_TASK DETAILS_
Only the pictures are omitted; repeat all other data exactly.

_SUPPLIED MATERIAL_
──────────

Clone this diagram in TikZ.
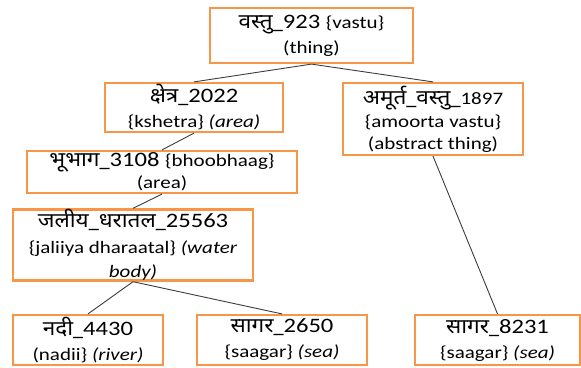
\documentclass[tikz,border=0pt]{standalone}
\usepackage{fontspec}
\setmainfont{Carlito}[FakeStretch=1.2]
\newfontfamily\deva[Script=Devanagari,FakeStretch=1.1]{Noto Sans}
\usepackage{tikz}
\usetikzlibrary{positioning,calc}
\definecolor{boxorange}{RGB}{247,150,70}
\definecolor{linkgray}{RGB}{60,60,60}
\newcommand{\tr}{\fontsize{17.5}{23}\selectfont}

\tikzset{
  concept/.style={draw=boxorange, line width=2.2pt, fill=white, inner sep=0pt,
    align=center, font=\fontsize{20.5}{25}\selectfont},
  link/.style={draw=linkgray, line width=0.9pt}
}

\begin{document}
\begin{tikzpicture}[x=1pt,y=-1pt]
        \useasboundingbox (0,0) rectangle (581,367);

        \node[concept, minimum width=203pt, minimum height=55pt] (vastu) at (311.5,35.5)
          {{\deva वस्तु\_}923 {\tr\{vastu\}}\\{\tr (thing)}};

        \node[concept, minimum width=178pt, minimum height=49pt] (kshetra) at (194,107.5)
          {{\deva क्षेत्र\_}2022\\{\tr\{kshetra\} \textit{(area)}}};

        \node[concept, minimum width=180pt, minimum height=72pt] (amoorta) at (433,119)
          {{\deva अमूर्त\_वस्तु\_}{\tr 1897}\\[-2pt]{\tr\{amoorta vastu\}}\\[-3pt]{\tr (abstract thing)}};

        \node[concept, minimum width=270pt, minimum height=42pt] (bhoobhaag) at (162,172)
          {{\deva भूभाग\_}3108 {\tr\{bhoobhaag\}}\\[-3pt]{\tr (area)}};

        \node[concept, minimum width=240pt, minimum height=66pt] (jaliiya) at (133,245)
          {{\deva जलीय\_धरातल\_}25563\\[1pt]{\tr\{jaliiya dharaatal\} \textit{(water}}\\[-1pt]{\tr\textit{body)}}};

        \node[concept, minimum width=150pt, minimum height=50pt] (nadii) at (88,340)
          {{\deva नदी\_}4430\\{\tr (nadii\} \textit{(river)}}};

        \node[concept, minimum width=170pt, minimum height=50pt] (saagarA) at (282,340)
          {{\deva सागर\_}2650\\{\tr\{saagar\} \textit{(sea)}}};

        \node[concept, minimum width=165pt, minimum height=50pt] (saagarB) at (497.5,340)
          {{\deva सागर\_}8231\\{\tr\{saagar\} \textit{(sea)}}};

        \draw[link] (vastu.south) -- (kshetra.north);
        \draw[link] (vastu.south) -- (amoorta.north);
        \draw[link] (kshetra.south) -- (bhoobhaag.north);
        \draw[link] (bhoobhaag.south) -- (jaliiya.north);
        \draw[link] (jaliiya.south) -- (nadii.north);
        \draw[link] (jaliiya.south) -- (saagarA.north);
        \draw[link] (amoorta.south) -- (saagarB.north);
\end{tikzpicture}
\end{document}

──────────

_TASK RESPONSE_
Clone this diagram in TikZ.
\documentclass[tikz,border=0pt]{standalone}
\usepackage{fontspec}
\setmainfont{Carlito}[FakeStretch=1.2]
\newfontfamily\deva[Script=Devanagari,FakeStretch=1.1]{Noto Sans}
\usepackage{tikz}
\usetikzlibrary{positioning,calc}
\definecolor{boxorange}{RGB}{247,150,70}
\definecolor{linkgray}{RGB}{60,60,60}
\newcommand{\tr}{\fontsize{17.5}{23}\selectfont}

\tikzset{
  concept/.style={draw=boxorange, line width=2.2pt, fill=white, inner sep=0pt,
    align=center, font=\fontsize{20.5}{25}\selectfont},
  link/.style={draw=linkgray, line width=0.9pt}
}

\begin{document}
\begin{tikzpicture}[x=1pt,y=-1pt]
        \useasboundingbox (0,0) rectangle (581,367);

        \node[concept, minimum width=203pt, minimum height=55pt] (vastu) at (311.5,35.5)
          {{\deva वस्तु\_}923 {\tr\{vastu\}}\\{\tr (thing)}};

        \node[concept, minimum width=178pt, minimum height=49pt] (kshetra) at (194,107.5)
          {{\deva क्षेत्र\_}2022\\{\tr\{kshetra\} \textit{(area)}}};

        \node[concept, minimum width=180pt, minimum height=72pt] (amoorta) at (433,119)
          {{\deva अमूर्त\_वस्तु\_}{\tr 1897}\\[-2pt]{\tr\{amoorta vastu\}}\\[-3pt]{\tr (abstract thing)}};

        \node[concept, minimum width=270pt, minimum height=42pt] (bhoobhaag) at (162,172)
          {{\deva भूभाग\_}3108 {\tr\{bhoobhaag\}}\\[-3pt]{\tr (area)}};

        \node[concept, minimum width=240pt, minimum height=66pt] (jaliiya) at (133,245)
          {{\deva जलीय\_धरातल\_}25563\\[1pt]{\tr\{jaliiya dharaatal\} \textit{(water}}\\[-1pt]{\tr\textit{body)}}};

        \node[concept, minimum width=150pt, minimum height=50pt] (nadii) at (88,340)
          {{\deva नदी\_}4430\\{\tr (nadii\} \textit{(river)}}};

        \node[concept, minimum width=170pt, minimum height=50pt] (saagarA) at (282,340)
          {{\deva सागर\_}2650\\{\tr\{saagar\} \textit{(sea)}}};

        \node[concept, minimum width=165pt, minimum height=50pt] (saagarB) at (497.5,340)
          {{\deva सागर\_}8231\\{\tr\{saagar\} \textit{(sea)}}};

        \draw[link] (vastu.south) -- (kshetra.north);
        \draw[link] (vastu.south) -- (amoorta.north);
        \draw[link] (kshetra.south) -- (bhoobhaag.north);
        \draw[link] (bhoobhaag.south) -- (jaliiya.north);
        \draw[link] (jaliiya.south) -- (nadii.north);
        \draw[link] (jaliiya.south) -- (saagarA.north);
        \draw[link] (amoorta.south) -- (saagarB.north);
\end{tikzpicture}
\end{document}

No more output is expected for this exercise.